*Exercise objective:* For the copy, please give all of the data again exactly and leave the pictures out.

++++

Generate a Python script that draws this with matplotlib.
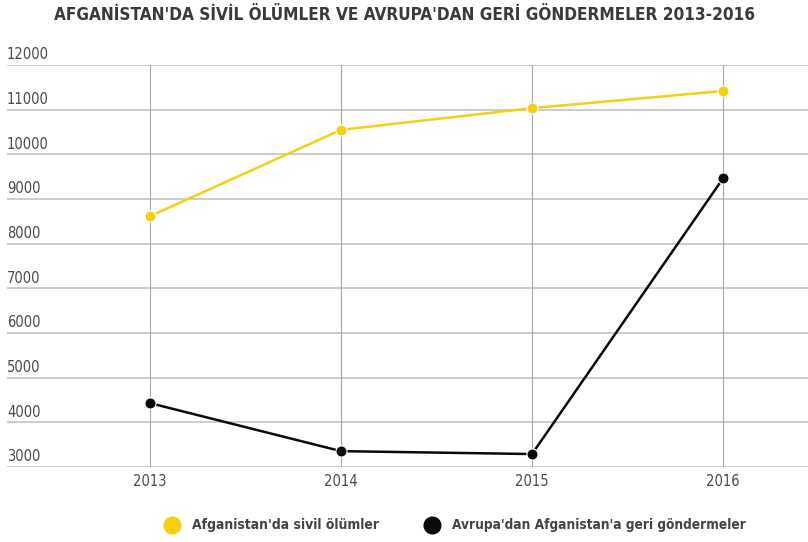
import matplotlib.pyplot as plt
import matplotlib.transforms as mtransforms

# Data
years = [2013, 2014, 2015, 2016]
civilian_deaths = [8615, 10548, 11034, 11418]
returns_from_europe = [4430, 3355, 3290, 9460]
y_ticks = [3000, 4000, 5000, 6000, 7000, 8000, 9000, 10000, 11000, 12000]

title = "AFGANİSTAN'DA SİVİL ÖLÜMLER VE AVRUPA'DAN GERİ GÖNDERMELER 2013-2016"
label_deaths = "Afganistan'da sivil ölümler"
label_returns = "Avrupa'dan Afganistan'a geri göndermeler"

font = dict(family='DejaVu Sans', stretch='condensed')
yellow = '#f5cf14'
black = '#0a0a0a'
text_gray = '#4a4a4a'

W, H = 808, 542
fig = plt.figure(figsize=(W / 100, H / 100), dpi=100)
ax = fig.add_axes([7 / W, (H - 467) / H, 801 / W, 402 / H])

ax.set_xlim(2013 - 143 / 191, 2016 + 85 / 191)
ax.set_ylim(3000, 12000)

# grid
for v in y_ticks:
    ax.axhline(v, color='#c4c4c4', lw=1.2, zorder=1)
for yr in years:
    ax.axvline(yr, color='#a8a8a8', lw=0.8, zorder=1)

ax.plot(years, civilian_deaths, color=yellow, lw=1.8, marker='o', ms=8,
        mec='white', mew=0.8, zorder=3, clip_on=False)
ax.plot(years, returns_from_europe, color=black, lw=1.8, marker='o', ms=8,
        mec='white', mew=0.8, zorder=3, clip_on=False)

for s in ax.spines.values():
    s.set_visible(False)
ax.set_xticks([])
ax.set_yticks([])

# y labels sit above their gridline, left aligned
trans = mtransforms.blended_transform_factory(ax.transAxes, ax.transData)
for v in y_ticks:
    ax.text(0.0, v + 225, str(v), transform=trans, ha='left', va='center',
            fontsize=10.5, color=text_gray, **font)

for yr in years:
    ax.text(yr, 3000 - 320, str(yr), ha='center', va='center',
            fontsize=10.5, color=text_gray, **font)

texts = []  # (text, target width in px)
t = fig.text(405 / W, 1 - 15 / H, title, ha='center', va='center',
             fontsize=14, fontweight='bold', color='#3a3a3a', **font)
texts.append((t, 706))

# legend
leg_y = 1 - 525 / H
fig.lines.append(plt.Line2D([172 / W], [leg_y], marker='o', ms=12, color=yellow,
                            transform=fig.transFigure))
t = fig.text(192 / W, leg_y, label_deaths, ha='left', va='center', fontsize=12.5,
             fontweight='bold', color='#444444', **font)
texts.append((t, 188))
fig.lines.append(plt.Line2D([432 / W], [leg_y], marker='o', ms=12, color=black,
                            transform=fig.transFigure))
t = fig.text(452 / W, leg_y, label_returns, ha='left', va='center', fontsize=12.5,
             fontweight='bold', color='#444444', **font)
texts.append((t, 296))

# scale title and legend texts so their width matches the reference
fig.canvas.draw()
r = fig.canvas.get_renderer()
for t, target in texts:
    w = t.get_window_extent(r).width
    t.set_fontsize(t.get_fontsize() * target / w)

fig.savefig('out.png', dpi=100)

++++

*Complete output:*
Generate a Python script that draws this with matplotlib.
import matplotlib.pyplot as plt
import matplotlib.transforms as mtransforms

# Data
years = [2013, 2014, 2015, 2016]
civilian_deaths = [8615, 10548, 11034, 11418]
returns_from_europe = [4430, 3355, 3290, 9460]
y_ticks = [3000, 4000, 5000, 6000, 7000, 8000, 9000, 10000, 11000, 12000]

title = "AFGANİSTAN'DA SİVİL ÖLÜMLER VE AVRUPA'DAN GERİ GÖNDERMELER 2013-2016"
label_deaths = "Afganistan'da sivil ölümler"
label_returns = "Avrupa'dan Afganistan'a geri göndermeler"

font = dict(family='DejaVu Sans', stretch='condensed')
yellow = '#f5cf14'
black = '#0a0a0a'
text_gray = '#4a4a4a'

W, H = 808, 542
fig = plt.figure(figsize=(W / 100, H / 100), dpi=100)
ax = fig.add_axes([7 / W, (H - 467) / H, 801 / W, 402 / H])

ax.set_xlim(2013 - 143 / 191, 2016 + 85 / 191)
ax.set_ylim(3000, 12000)

# grid
for v in y_ticks:
    ax.axhline(v, color='#c4c4c4', lw=1.2, zorder=1)
for yr in years:
    ax.axvline(yr, color='#a8a8a8', lw=0.8, zorder=1)

ax.plot(years, civilian_deaths, color=yellow, lw=1.8, marker='o', ms=8,
        mec='white', mew=0.8, zorder=3, clip_on=False)
ax.plot(years, returns_from_europe, color=black, lw=1.8, marker='o', ms=8,
        mec='white', mew=0.8, zorder=3, clip_on=False)

for s in ax.spines.values():
    s.set_visible(False)
ax.set_xticks([])
ax.set_yticks([])

# y labels sit above their gridline, left aligned
trans = mtransforms.blended_transform_factory(ax.transAxes, ax.transData)
for v in y_ticks:
    ax.text(0.0, v + 225, str(v), transform=trans, ha='left', va='center',
            fontsize=10.5, color=text_gray, **font)

for yr in years:
    ax.text(yr, 3000 - 320, str(yr), ha='center', va='center',
            fontsize=10.5, color=text_gray, **font)

texts = []  # (text, target width in px)
t = fig.text(405 / W, 1 - 15 / H, title, ha='center', va='center',
             fontsize=14, fontweight='bold', color='#3a3a3a', **font)
texts.append((t, 706))

# legend
leg_y = 1 - 525 / H
fig.lines.append(plt.Line2D([172 / W], [leg_y], marker='o', ms=12, color=yellow,
                            transform=fig.transFigure))
t = fig.text(192 / W, leg_y, label_deaths, ha='left', va='center', fontsize=12.5,
             fontweight='bold', color='#444444', **font)
texts.append((t, 188))
fig.lines.append(plt.Line2D([432 / W], [leg_y], marker='o', ms=12, color=black,
                            transform=fig.transFigure))
t = fig.text(452 / W, leg_y, label_returns, ha='left', va='center', fontsize=12.5,
             fontweight='bold', color='#444444', **font)
texts.append((t, 296))

# scale title and legend texts so their width matches the reference
fig.canvas.draw()
r = fig.canvas.get_renderer()
for t, target in texts:
    w = t.get_window_extent(r).width
    t.set_fontsize(t.get_fontsize() * target / w)

fig.savefig('out.png', dpi=100)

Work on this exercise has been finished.